En el Evangelio de hoy Jesús va al tema de qué es lo que se apodera de nuestro corazón. Primero nos habla de que hay que saber administrar los bienes, los ajenos y los propios y que esa responsabilidad empieza desde las cosas más pequeñas.

Los bienes son fruto de nuestro esfuerzo, pero ante todo son un regalo que Dios nos hace.  Pero Jesús después va más lejos. Cuando esos bienes entran en el corazón y empieza a ser lo que conduce mi vida, ahí lo he perdido todo: «Ningún criado puede servir a dos señores, porque aborrecerá a uno y amará al otro; o bien se entregará a uno y despreciará al otro. No podéis servir a Dios y al Dinero.»

Cuando dejamos que nuestros bienes se apoderen de nuestro corazón, dejamos de ser como Jesús: el hombre que tenía a Dios como único dueño de su corazón y por ello pudo ser el verdadero administrador fiel de todo lo que el Padre le confió. Esto se manifiesta de una forma densísima en el lavatorio de los pies de la última cena, que condensan lo que significa toda una vida al servicio de que los demás crezcan: «sabiendo que el Padre le había puesto todo en sus manos y que había salido de Dios y a Dios volvía, se levanta de la mesa, se quita sus vestidos y, tomando una toalla, se la ciñó.» (Juan 13)

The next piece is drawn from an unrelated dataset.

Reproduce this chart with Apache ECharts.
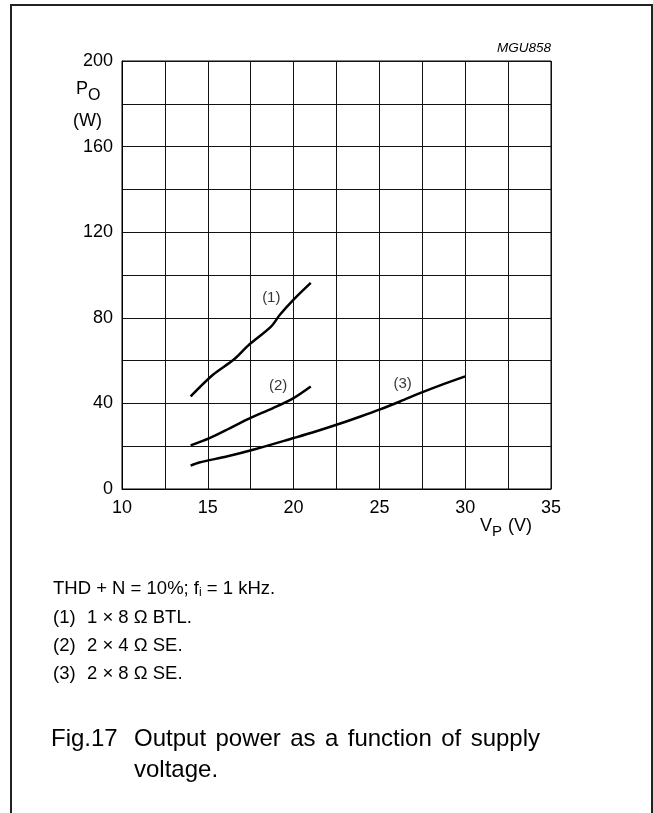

Jesús termina con palabras muy claras en cuanto a qué es lo abominable a los ojos de Dios: “Vosotros sois los que os la dais de justos delante de los hombres, pero Dios conoce vuestros corazones; porque lo que es estimable para los hombres, es abominable ante Dios.» Para Dios lo abominable no es fallar, caer o llegar incluso a robar. Esto se manifiesta en el perdón a uno de los condenados  al lado de Jesús en el Calvario. Lo que es abominable ante Dios es la apariencia de justo del que verdaderamente no lo es.